Reżyser krytykowanego przez prawicę „Mein Kampf” Jakub Skrzywanek przyznaje, że sztuka w dzisiejszych czasach w Polsce nie ma lekko. Od tego roku Skrzywanek pełni rolę dyrektora artystycznego Teatru Współczesnego. Jak w jego ocenie na tle całego kraju wypada zatem Szczecin?

Podczas ostatniego programu „18.03” portalu wSzczecinie.pl oraz radia SuperFM, którego gościem był Jakub Skrzywanek, nowy dyrektor artystyczny Teatru Współczesnego, dyskutowano m.in. o tym, czy w Polce łatwo być artystą.

– Dzisiaj uprawianie sztuki w Polsce jest bardzo trudne, bo musimy stykać się z cenzurą. Jest inna niż ta, którą znamy z okresu PRL-u. To jest głównie cenzura ekonomiczna i głównie kwestia tego, że artyści, którzy opowiadają o świecie w sposób, który nie do końca podoba się władzy centralnej, są odcinani od funduszy państwowych. A państwo jest – i powinno być – głównym mecenatem kultury w każdym kraju – zauważył Skrzywanek.

Jak sam wspomniał, na swojej drodze zawodowej niejednokrotnie spotykał się z tego typu sytuacjami.

– Tworzenie sztuki jest skomplikowane. Mnie to spotkało po „Mein Kampf”, kiedy minister Sellin opowiadał absolutnie kuriozalne stwierdzenia o spektaklu, którego oczywiście nie widział, bo to jest znamienne dzisiaj dla właśnie tego pokroju polityków – dodał Skrzywanek, w nawiązaniu do głośnej wypowiedzi ministra edukacji Przemysława Czarnka, który przedstawienie „Dziadów” z krakowskiego Teatru Słowackiego w nazwał „dziadostwem”.

– Miałem tournée z „Mein Kampf”, o którym tak ochoczo w sposób oczywiście negatywny wypowiadali się posłowie prawicy. Na przestrzeni lata i jesieni zjeździliśmy z nim bardzo ważne festiwale europejskie, na czele z Festiwalem Bergmana w Sztokholmie, gdzie przedstawienie wystawialiśmy w Królewskim Teatrze Dramatycznym. To jest absolutnie pierwsza liga – podkreślił. – Nie rozumiem, dlaczego politycy prawicy widzą problem w tezie tego, że pewnym zagrożeniem społecznym jest powrót pewnych radykalnych skłonności faszystowskich społecznie. To zanosi nas do bardzo niepokojących konkluzji, jeśli tak jest.

„Tu jest dobry klimat, poczucie wolności”
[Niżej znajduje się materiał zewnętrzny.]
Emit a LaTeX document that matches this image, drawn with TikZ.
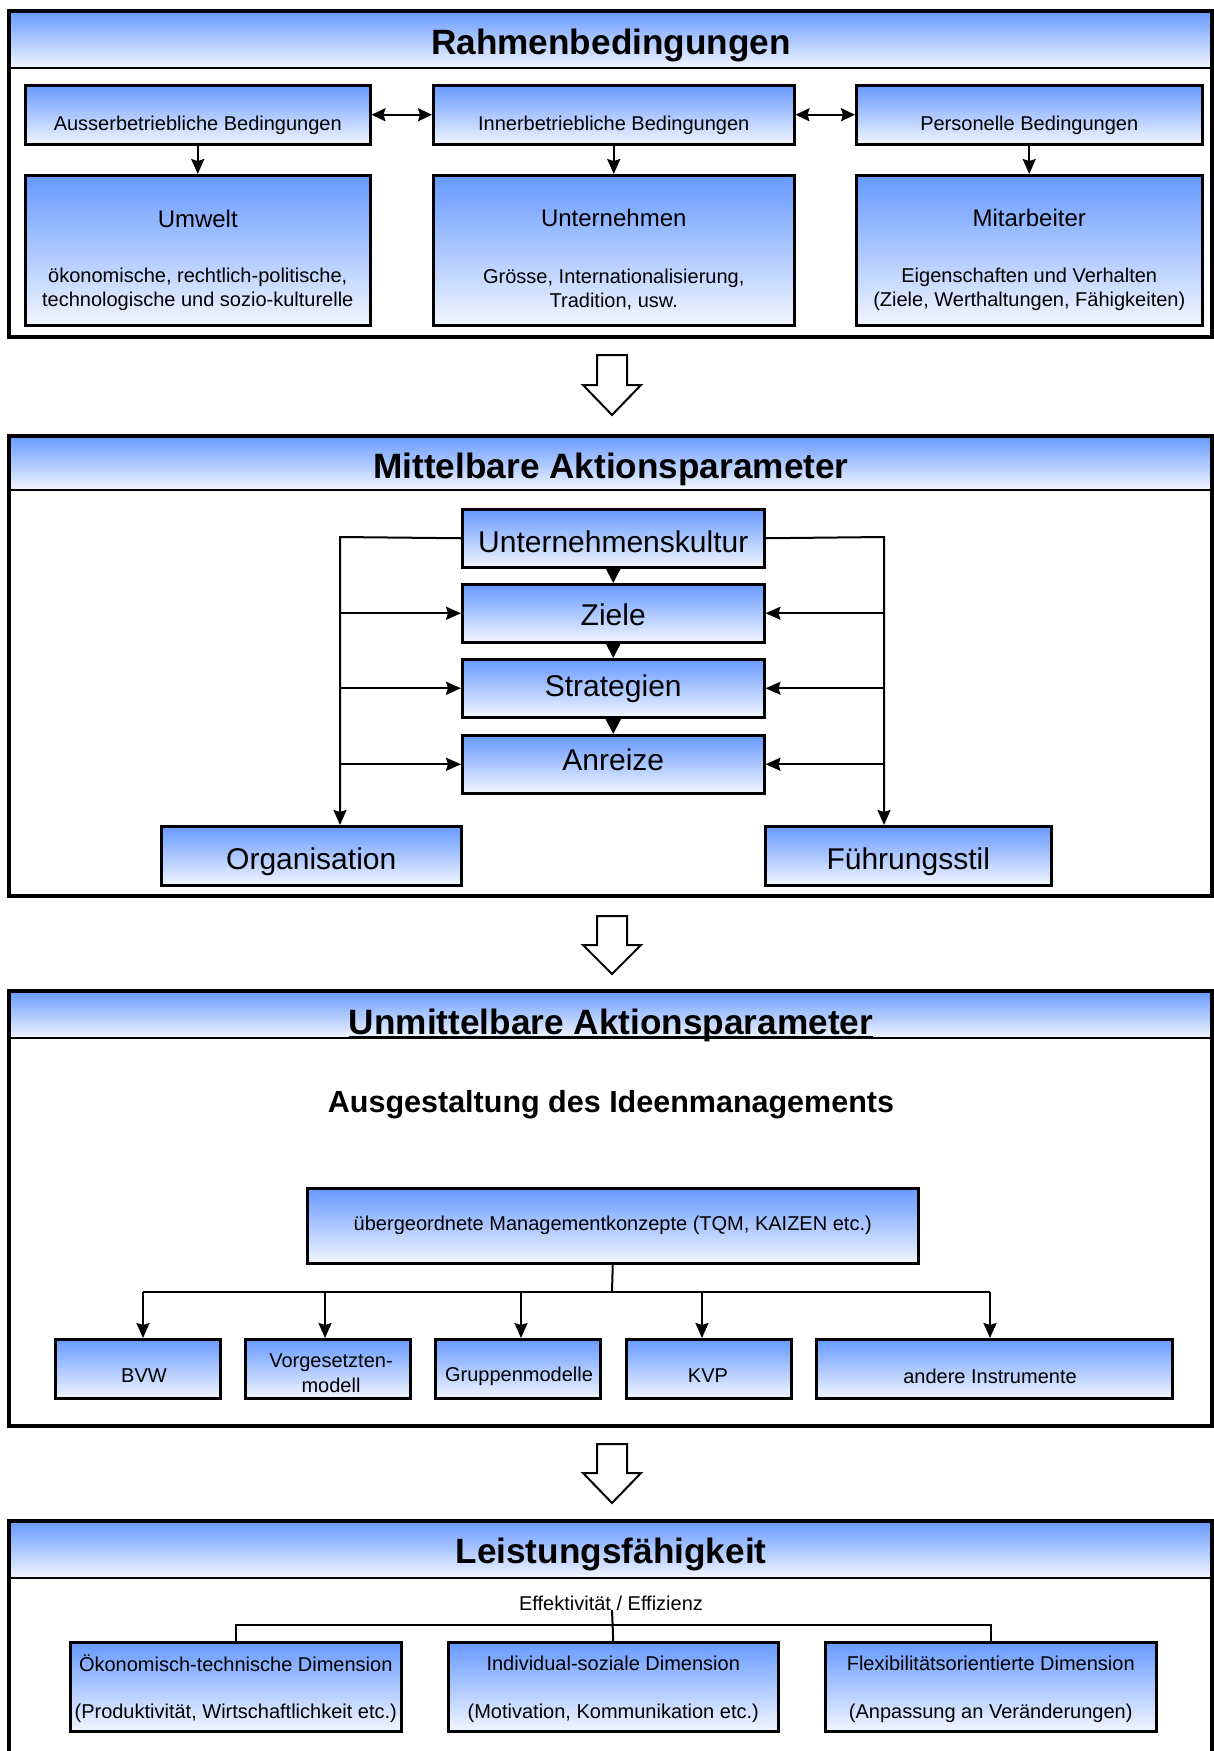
\documentclass[tikz,border=0pt]{standalone}
\usepackage{fontspec}
\setmainfont{Liberation Sans}
\usetikzlibrary{arrows.meta,calc}

\definecolor{boxtop}{HTML}{6699FF}
\definecolor{boxbot}{HTML}{F2F6FF}

\newcommand\szTitle{\fontsize{35.2}{41}\selectfont\bfseries}
\newcommand\szSub{\fontsize{30.5}{35}\selectfont\bfseries}
\newcommand\szLarge{\fontsize{30}{35}\selectfont}
\newcommand\szMid{\fontsize{24}{28}\selectfont}
\newcommand\szText{\fontsize{20}{24.5}\selectfont}

\begin{document}
\begin{tikzpicture}[x=1pt,y=-1pt,
  panel/.style={draw=black,line width=4pt},
  band/.style={top color=boxtop,bottom color=boxbot},
  hline/.style={line width=2pt},
  box/.style={draw=black,line width=2.5pt,top color=boxtop,bottom color=boxbot,
              inner sep=0pt,anchor=north west},
  link/.style={line width=2pt},
  arr/.style={-{Stealth[length=15pt,width=13pt,inset=2pt]}},
  arrtri/.style={-{Triangle[length=15pt,width=15pt]}},
  arrboth/.style={{Stealth[length=14pt,width=13pt,inset=2pt]}-{Stealth[length=14pt,width=13pt,inset=2pt]}},
  blockarrow/.style={draw=black,fill=white,line width=2pt,line join=miter},
  txt/.style={inner sep=0pt}
]
\useasboundingbox (0,0) rectangle (1214,1751);
\fill[white] (0,0) rectangle (1214,1751);

% ---------------- Rahmenbedingungen ----------------
\fill[band] (9,11) rectangle (1212,68);
\draw[hline] (9,68) -- (1212,68);
\draw[panel] (9,11) rectangle (1212,337);
\node[txt,font=\szTitle] (t1) at (611,45.5) {Rahmenbedingungen};

\node[box,minimum width=345pt,minimum height=59pt] (ausser) at (24,84) {};
\node[box,minimum width=361pt,minimum height=59pt] (inner) at (432,84) {};
\node[box,minimum width=346pt,minimum height=59pt] (pers) at (855,84) {};
\node[txt,font=\szText] (ausserT) at (ausser.center |- 0,125) {Ausserbetriebliche Bedingungen};
\node[txt,font=\szText] (innerT) at (inner.center |- 0,125) {Innerbetriebliche Bedingungen};
\node[txt,font=\szText] (persT) at (pers.center |- 0,125) {Personelle Bedingungen};

\node[box,minimum width=345pt,minimum height=150pt] (umwelt) at (24,174) {};
\node[box,minimum width=361pt,minimum height=150pt] (untern) at (432,174) {};
\node[box,minimum width=346pt,minimum height=150pt] (mitarb) at (855,174) {};

\node[txt,font=\szMid] (umweltT) at (umwelt.center |- 0,219) {Umwelt};
\node[txt,font=\szText,align=center] (umweltS) at (umwelt.center |- 0,289.5)
  {ökonomische, rechtlich-politische,\\technologische und sozio-kulturelle};
\node[txt,font=\szMid] (unternT) at (untern.center |- 0,218) {Unternehmen};
\node[txt,font=\szText,align=center] (unternS) at (untern.center |- 0,289.5)
  {Grösse, Internationalisierung,\\Tradition, usw.};
\node[txt,font=\szMid] (mitarbT) at (mitarb.center |- 0,218) {Mitarbeiter};
\node[txt,font=\szText,align=center] (mitarbS) at (mitarb.center |- 0,289.5)
  {Eigenschaften und Verhalten\\(Ziele, Werthaltungen, Fähigkeiten)};

\draw[link,arrboth] (ausser.east) -- (inner.west);
\draw[link,arrboth] (inner.east) -- (pers.west);
\draw[link,arr] (ausser.south) -- (umwelt.north);
\draw[link,arr] (inner.south) -- (untern.north);
\draw[link,arr] (pers.south) -- (mitarb.north);

% ---------------- block arrow 1 ----------------
\draw[blockarrow] (597,355) -- (627,355) -- (627,385) -- (641,385) -- (612,415)
  -- (583,385) -- (597,385) -- cycle;

% ---------------- Mittelbare Aktionsparameter ----------------
\fill[band] (9,436) rectangle (1212,490);
\draw[hline] (9,490) -- (1212,490);
\draw[panel] (9,436) rectangle (1212,896);
\node[txt,font=\szTitle] (t2) at (611,469) {Mittelbare Aktionsparameter};

\node[box,minimum width=302pt,minimum height=58pt] (ukultur) at (461,508) {};
\node[box,minimum width=302pt,minimum height=58pt] (ziele) at (461,583) {};
\node[box,minimum width=302pt,minimum height=58pt] (strat) at (461,658) {};
\node[box,minimum width=302pt,minimum height=58pt] (anreize) at (461,734) {};
\node[box,minimum width=300pt,minimum height=59pt] (org) at (160,825) {};
\node[box,minimum width=286pt,minimum height=59pt] (fuehr) at (764,825) {};

\node[txt,font=\szLarge] (ukulturT) at (ukultur.center |- 0,542) {Unternehmenskultur};
\node[txt,font=\szLarge] (zieleT) at (ziele.center |- 0,614.5) {Ziele};
\node[txt,font=\szLarge] (stratT) at (strat.center |- 0,689) {Strategien};
\node[txt,font=\szLarge] (anreizeT) at (anreize.center |- 0,759.5) {Anreize};
\node[txt,font=\szLarge] (orgT) at (org.center |- 0,862) {Organisation};
\node[txt,font=\szLarge] (fuehrT) at (fuehr.center |- 0,862) {Führungsstil};

\draw[link,arrtri] (ukultur.south) -- (ziele.north);
\draw[link,arrtri] (ziele.south) -- (strat.north);
\draw[link,arrtri] (strat.south) -- (anreize.north);

\coordinate (lbus) at (340,537);
\coordinate (rbus) at (884,537);
\draw[link,arr] (ukultur.west) -- (lbus) -- (lbus |- org.north);
\draw[link,arr] (ukultur.east) -- (rbus) -- (rbus |- fuehr.north);
\draw[link,arr] (lbus |- ziele.west) -- (ziele.west);
\draw[link,arr] (lbus |- strat.west) -- (strat.west);
\draw[link,arr] (lbus |- anreize.west) -- (anreize.west);
\draw[link,arr] (rbus |- ziele.east) -- (ziele.east);
\draw[link,arr] (rbus |- strat.east) -- (strat.east);
\draw[link,arr] (rbus |- anreize.east) -- (anreize.east);

% ---------------- block arrow 2 ----------------
\draw[blockarrow] (597,916) -- (627,916) -- (627,945) -- (641,945) -- (612,974)
  -- (583,945) -- (597,945) -- cycle;

% ---------------- Unmittelbare Aktionsparameter ----------------
\fill[band] (9,991) rectangle (1212,1038);
\draw[line width=1.5pt] (9,1038) -- (1212,1038);
\draw[panel] (9,991) rectangle (1212,1426);
\node[txt,font=\szTitle,anchor=base] (t3) at (611,1034) {Unmittelbare Aktionsparameter};
\draw[line width=2.5pt] (t3.west |- 0,1037) -- (t3.east |- 0,1037);

\node[txt,font=\szSub] (ideen) at (611,1104.5) {Ausgestaltung des Ideenmanagements};

\node[box,minimum width=611pt,minimum height=75pt,font=\szText] (konzepte) at (306,1187)
  {übergeordnete Managementkonzepte (TQM, KAIZEN etc.)};

\node[box,minimum width=165pt,minimum height=59pt] (bvw) at (54,1338) {};
\node[box,minimum width=165pt,minimum height=59pt] (vorg) at (244,1338) {};
\node[box,minimum width=165pt,minimum height=59pt] (grup) at (434,1338) {};
\node[box,minimum width=165pt,minimum height=59pt] (kvp) at (625,1338) {};
\node[box,minimum width=356pt,minimum height=59pt] (andere) at (815,1338) {};

\node[txt,font=\szText] (bvwT) at (144,1376) {BVW};
\node[txt,font=\szText,align=center] (vorgT) at (331,1373) {Vorgesetzten-\\modell};
\node[txt,font=\szText] (grupT) at (519,1376) {Gruppenmodelle};
\node[txt,font=\szText] (kvpT) at (708,1376) {KVP};
\node[txt,font=\szText] (andereT) at (990,1376) {andere Instrumente};

\coordinate (split) at (612,1292);
\coordinate (d1) at (143,1292);
\coordinate (d2) at (325,1292);
\coordinate (d3) at (521,1292);
\coordinate (d4) at (702,1292);
\coordinate (d5) at (990,1292);
\draw[link] (konzepte.south) -- (split);
\draw[link] (d1) -- (d5);
\draw[link,arr] (d1) -- (d1 |- bvw.north);
\draw[link,arr] (d2) -- (d2 |- vorg.north);
\draw[link,arr] (d3) -- (d3 |- grup.north);
\draw[link,arr] (d4) -- (d4 |- kvp.north);
\draw[link,arr] (d5) -- (d5 |- andere.north);

% ---------------- block arrow 3 ----------------
\draw[blockarrow] (597,1444) -- (627,1444) -- (627,1473) -- (641,1473) -- (612,1503)
  -- (583,1473) -- (597,1473) -- cycle;

% ---------------- Leistungsfähigkeit ----------------
\fill[band] (9,1521) rectangle (1212,1578);
\draw[hline] (9,1578) -- (1212,1578);
\draw[panel] (9,1760) -- (9,1521) -- (1212,1521) -- (1212,1760);
\node[txt,font=\szTitle] (t4) at (611,1554) {Leistungsfähigkeit};

\node[txt,font=\szText] (eff) at (611,1603) {Effektivität / Effizienz};

\node[box,minimum width=331pt,minimum height=89pt] (oek) at (69,1641) {};
\node[box,minimum width=330pt,minimum height=89pt] (ind) at (447,1641) {};
\node[box,minimum width=331pt,minimum height=89pt] (flex) at (824,1641) {};

\node[txt,font=\szText] (oekA) at (oek.center |- 0,1663) {Ökonomisch-technische Dimension};
\node[txt,font=\szText] (oekB) at (oek.center |- 0,1713) {(Produktivität, Wirtschaftlichkeit etc.)};
\node[txt,font=\szText] (indA) at (ind.center |- 0,1663) {Individual-soziale Dimension};
\node[txt,font=\szText] (indB) at (ind.center |- 0,1713) {(Motivation, Kommunikation etc.)};
\node[txt,font=\szText] (flexA) at (flex.center |- 0,1663) {Flexibilitätsorientierte Dimension};
\node[txt,font=\szText] (flexB) at (flex.center |- 0,1713) {(Anpassung an Veränderungen)};

\coordinate (effdown) at (612,1610);
\coordinate (bar) at (612,1625);
\draw[link] (effdown) -- (ind.north);
\draw[link] (oek.north) -- (oek.north |- bar) -- (flex.north |- bar) -- (flex.north);

\end{tikzpicture}
\end{document}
– Nie chciałbym się odnosić już do władzy centralnej, ministra kultury, ponieważ to jest osoba, która nie ma absolutnie żadnego związku z kulturą i jest tam przez przypadek. To trzeba powiedzieć wprost – to jest polityk i kwestia upolitycznienia kwestii kultury jest tragedią i tego rządu, i tych ostatnich lat. Mam nadzieję, że to się szybko skończy. Na szczęście mamy instytucje samorządowe. Cieszę się, że mamy takie miasta jak Szczecin, bo nie ukrywam, że to jeden z bardzo silnych ośrodków, gdzie ta wolność jest bardzo ważną wartością. Nie trzeba dodawać, że wolność działalności artystycznej i odbioru sztuki jest zapisem konstytucyjnym – przypomniał Skrzywanek. – Można spojrzeć na przebieg mojej kariery i to, że pracuję w konkretnych miejscach i teatrach, to nie jest przypadek. Samorządy i instytucje miejskiej, ewentualnie marszałkowskie, są dzisiaj jedynymi ośrodkami wolnej kultury w Polsce i tego trzeba mieć pełną świadomość. W Szczecinie jest dobry klimat, to wszyscy widzieliśmy przez ostatnie 30 lat. To był teatr zawsze wolny, też bardzo odważny, bo wystarczy spojrzeć na ostatni spektakl Anny Augustynowicz, który porusza bardzo trudny temat katastrofy smoleńskiej. Tu jest dobry klimat, tu jest poczucie wolności. To miasto jest też tyglem, które jeszcze próbuje się opowiedzieć, wytworzyć tożsamość.